▶ **What you will do**
Return only the lines between the line holding "Write the seaborn" and the line holding "0.96, 0.98, 1.00]", the two boundary lines included, exactly as they appear.

▶ **Data supplied**
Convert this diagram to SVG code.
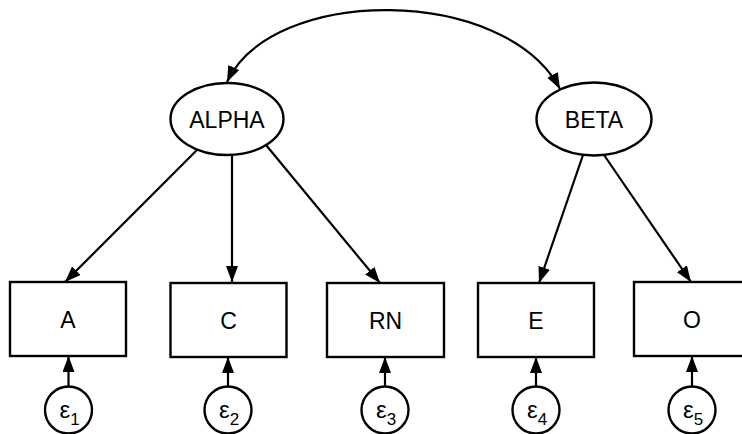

* * *

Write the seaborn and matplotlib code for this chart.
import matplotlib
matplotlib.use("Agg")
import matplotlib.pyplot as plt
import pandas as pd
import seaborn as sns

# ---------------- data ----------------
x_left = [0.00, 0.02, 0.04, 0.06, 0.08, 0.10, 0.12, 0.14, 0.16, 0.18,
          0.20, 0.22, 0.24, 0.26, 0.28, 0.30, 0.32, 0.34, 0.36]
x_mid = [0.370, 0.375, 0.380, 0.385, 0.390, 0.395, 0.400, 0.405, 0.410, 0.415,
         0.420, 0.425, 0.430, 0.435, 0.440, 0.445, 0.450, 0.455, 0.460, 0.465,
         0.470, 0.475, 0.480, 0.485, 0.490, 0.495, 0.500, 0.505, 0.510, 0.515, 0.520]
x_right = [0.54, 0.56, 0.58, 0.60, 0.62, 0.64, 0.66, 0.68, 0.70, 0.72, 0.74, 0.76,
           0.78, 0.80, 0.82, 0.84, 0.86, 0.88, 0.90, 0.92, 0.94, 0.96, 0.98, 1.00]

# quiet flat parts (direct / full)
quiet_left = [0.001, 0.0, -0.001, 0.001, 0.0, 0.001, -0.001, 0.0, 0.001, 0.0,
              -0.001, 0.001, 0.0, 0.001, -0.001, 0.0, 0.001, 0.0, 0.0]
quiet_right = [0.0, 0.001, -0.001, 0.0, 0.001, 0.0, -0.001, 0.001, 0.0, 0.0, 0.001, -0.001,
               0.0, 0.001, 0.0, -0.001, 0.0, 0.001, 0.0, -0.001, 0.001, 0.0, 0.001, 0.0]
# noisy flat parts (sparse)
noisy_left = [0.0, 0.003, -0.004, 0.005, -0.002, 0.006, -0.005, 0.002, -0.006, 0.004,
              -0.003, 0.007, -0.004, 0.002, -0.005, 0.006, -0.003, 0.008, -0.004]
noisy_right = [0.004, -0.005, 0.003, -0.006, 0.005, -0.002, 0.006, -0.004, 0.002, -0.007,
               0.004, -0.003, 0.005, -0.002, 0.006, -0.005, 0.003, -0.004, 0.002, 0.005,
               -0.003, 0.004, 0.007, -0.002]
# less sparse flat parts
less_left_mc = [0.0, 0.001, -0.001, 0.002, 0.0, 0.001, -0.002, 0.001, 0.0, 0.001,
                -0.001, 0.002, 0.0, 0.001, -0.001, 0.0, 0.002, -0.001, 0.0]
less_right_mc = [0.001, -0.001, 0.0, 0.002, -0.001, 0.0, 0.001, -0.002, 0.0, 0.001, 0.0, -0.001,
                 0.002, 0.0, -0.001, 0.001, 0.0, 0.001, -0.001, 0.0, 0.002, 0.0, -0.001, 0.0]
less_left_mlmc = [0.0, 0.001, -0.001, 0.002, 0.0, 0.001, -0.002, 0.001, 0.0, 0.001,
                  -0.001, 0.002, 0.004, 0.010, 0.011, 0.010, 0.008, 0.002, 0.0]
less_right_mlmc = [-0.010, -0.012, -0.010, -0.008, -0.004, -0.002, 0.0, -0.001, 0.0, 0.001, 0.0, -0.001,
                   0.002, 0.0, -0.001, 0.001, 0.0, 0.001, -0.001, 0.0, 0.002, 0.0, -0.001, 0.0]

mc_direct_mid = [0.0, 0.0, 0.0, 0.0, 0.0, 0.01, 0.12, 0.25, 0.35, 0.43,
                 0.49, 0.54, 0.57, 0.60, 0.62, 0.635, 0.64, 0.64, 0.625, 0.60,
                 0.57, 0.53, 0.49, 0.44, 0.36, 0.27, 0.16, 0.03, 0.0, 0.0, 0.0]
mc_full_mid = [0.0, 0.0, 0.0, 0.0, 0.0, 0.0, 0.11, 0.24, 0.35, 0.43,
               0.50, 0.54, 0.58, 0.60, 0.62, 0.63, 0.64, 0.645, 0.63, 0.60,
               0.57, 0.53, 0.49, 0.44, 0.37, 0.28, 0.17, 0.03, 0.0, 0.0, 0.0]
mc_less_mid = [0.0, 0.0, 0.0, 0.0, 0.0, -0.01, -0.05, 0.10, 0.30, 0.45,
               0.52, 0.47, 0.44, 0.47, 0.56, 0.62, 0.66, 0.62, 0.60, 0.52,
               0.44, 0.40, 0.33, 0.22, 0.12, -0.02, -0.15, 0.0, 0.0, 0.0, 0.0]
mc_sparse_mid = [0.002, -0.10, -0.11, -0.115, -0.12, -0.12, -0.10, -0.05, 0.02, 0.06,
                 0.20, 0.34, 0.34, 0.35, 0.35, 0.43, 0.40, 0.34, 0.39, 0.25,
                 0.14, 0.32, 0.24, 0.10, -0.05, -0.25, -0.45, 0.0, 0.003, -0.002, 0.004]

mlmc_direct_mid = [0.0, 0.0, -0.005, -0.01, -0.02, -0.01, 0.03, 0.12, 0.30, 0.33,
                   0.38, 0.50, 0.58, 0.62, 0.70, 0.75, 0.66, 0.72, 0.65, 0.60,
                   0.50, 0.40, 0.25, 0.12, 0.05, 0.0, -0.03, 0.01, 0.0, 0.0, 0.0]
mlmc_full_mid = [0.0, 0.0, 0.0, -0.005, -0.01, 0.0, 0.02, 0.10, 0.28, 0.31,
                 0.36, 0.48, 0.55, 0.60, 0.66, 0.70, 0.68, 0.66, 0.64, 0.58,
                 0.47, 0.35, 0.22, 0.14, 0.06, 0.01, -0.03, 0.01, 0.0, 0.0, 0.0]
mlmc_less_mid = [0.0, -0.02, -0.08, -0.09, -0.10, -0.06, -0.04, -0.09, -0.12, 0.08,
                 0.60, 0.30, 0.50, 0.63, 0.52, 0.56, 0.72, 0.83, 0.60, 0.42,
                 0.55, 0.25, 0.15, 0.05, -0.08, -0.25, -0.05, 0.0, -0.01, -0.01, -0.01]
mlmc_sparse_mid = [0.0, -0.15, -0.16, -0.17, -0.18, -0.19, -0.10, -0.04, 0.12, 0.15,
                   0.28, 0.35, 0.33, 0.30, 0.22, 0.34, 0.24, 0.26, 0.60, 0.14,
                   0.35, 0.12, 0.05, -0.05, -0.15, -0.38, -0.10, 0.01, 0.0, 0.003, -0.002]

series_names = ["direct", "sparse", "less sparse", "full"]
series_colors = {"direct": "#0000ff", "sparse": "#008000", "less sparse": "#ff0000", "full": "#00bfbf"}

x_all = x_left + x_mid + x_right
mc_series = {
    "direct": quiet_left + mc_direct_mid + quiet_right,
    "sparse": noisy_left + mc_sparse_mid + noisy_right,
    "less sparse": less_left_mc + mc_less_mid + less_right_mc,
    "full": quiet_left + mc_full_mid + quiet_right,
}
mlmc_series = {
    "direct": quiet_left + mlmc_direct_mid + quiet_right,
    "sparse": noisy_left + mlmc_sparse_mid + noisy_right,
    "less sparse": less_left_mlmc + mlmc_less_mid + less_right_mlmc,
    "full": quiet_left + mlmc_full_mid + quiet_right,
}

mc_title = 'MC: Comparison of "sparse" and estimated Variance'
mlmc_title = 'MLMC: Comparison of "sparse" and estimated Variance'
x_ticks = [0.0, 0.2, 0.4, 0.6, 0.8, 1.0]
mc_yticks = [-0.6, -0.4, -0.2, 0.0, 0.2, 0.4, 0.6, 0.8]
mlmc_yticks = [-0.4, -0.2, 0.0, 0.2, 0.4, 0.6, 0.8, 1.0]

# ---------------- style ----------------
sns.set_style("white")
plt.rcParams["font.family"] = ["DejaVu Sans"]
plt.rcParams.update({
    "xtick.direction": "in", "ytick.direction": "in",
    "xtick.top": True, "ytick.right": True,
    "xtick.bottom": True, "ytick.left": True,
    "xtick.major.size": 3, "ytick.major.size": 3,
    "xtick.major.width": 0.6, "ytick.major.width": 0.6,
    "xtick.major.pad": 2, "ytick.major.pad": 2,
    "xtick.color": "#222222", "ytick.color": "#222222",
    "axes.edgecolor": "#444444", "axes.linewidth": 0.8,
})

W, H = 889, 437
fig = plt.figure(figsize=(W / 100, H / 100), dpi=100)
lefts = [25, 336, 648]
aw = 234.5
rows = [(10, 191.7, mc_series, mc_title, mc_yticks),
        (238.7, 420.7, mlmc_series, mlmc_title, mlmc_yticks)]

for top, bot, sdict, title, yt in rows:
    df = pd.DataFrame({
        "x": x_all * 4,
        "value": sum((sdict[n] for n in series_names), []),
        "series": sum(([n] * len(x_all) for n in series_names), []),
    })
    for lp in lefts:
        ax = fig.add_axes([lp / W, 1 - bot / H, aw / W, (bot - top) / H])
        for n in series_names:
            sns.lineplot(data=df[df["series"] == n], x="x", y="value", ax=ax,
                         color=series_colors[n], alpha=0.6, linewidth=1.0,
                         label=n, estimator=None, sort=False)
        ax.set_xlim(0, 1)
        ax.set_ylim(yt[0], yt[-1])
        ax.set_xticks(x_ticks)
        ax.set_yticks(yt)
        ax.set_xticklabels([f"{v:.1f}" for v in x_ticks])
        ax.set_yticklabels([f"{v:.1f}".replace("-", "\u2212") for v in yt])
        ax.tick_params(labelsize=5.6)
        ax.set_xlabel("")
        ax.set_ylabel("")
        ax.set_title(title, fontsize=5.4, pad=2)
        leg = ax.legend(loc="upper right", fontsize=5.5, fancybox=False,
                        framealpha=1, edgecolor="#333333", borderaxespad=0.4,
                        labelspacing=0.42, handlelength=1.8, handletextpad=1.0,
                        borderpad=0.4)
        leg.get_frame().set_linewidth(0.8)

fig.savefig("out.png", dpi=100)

▶ **Result of this task**
Write the seaborn and matplotlib code for this chart.
import matplotlib
matplotlib.use("Agg")
import matplotlib.pyplot as plt
import pandas as pd
import seaborn as sns

# ---------------- data ----------------
x_left = [0.00, 0.02, 0.04, 0.06, 0.08, 0.10, 0.12, 0.14, 0.16, 0.18,
          0.20, 0.22, 0.24, 0.26, 0.28, 0.30, 0.32, 0.34, 0.36]
x_mid = [0.370, 0.375, 0.380, 0.385, 0.390, 0.395, 0.400, 0.405, 0.410, 0.415,
         0.420, 0.425, 0.430, 0.435, 0.440, 0.445, 0.450, 0.455, 0.460, 0.465,
         0.470, 0.475, 0.480, 0.485, 0.490, 0.495, 0.500, 0.505, 0.510, 0.515, 0.520]
x_right = [0.54, 0.56, 0.58, 0.60, 0.62, 0.64, 0.66, 0.68, 0.70, 0.72, 0.74, 0.76,
           0.78, 0.80, 0.82, 0.84, 0.86, 0.88, 0.90, 0.92, 0.94, 0.96, 0.98, 1.00]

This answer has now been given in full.